Friday 4 September 2020, Dvořák Hall, Rudolfinum, Prague

Guest Reviewer, Ateş Orga

Traditionally Smetana and Dvořák are the standby openers of any Czech festival. No surprise then to find this all-Dvořák programme, nor its populist content: the Cello Concerto and Ninth Symphony. Occasionally, you’ll come across something special. Kubelík’s Czech Philharmonic Má vlast (1990). Jakub Hrůša’s Bamberg account last year. Both at the Prague Spring. But players and conductors generally get through this kind of repertory in a pretty routine way. And there’s little changing of the guard from programme planners with tourist targets to meet. Dvořák’s late tone poems for instance – a wondrous body of music and orchestral painting – rarely get the hearing they deserve. His earlier symphonies similarly.

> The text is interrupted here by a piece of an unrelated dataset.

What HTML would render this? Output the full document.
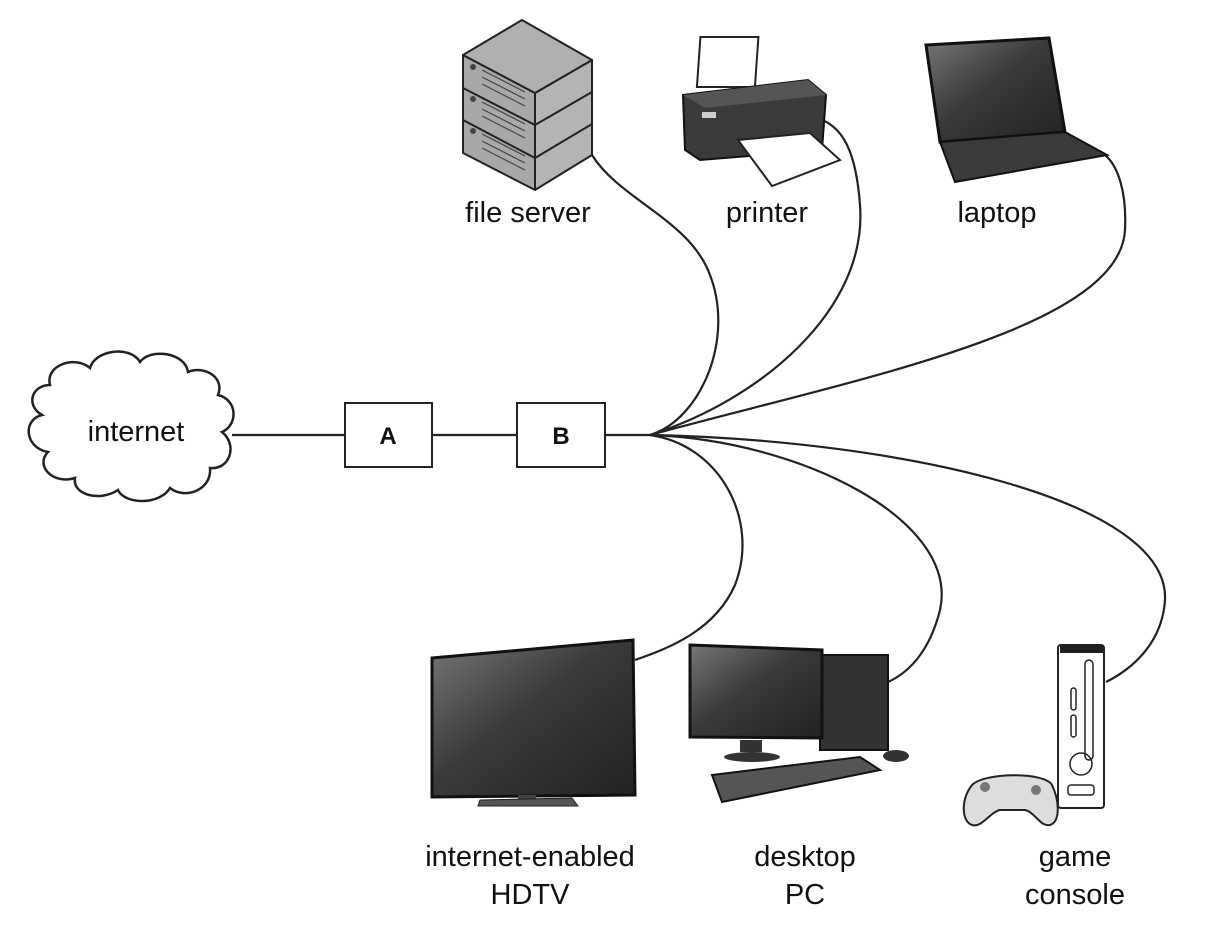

In a reading more careful than carefree, clean but prone to a certain heavy footedness, Václav Petr, principal cellist of the Czech Philharmonic, proved best in the more expressive pages of the Concerto. The sound of Czech woodwind has always been distinctive – think of those pre-war days of Casals and Szell. Today’s players feel and entwine the phrases, blend the ensemble, in much the same way. This is music and melody in their blood. Less finesse, though, was apparent in the tuttis. Or so it seemed. We’re so used to the starry soloists and big-band orchestras of modern Western Europe and America dispatching this music in glossy terms that we’ve perhaps forgotten its humbler, more rustic DNA. The rural domesticity, the rough-grained fortissimos, the dried-out sound balance of the webcast, certainly took me aback at times. One grew used to it – without ever feeling that captivated.

Contrastingly, the ‘New World’ Symphony, liberated and full-voiced, fired the imagination, Semyon Bychkov crafting a sweeping narrative. First movement exposition repeat. An ‘open space’ cor anglais solo in the Largo, poignant but free of sentimentality. A spine-tingling Scherzo, corners artfully negotiated, woodwind chorus in songful accord, the dance pulse acute, eight double basses raked imposingly at the back of the stage below the organ. A noble Finale symphonically driven – the many solos placed lyrically, the strings en masse creating a richly variegated canvas of backcloth and foreground, the brass (compensating for earlier intonation slips) redolent of Watt’s Physical Energy, the closing tableau (impeccably judged) ascending to poetic, grand heights receding in a protracted lunga corona followed by silence … Bychkov, eyes closed, lost in humility … audience respectful. Old tunes in storybook dress and surroundings, life-enhancing whatever their foxing and faded leather.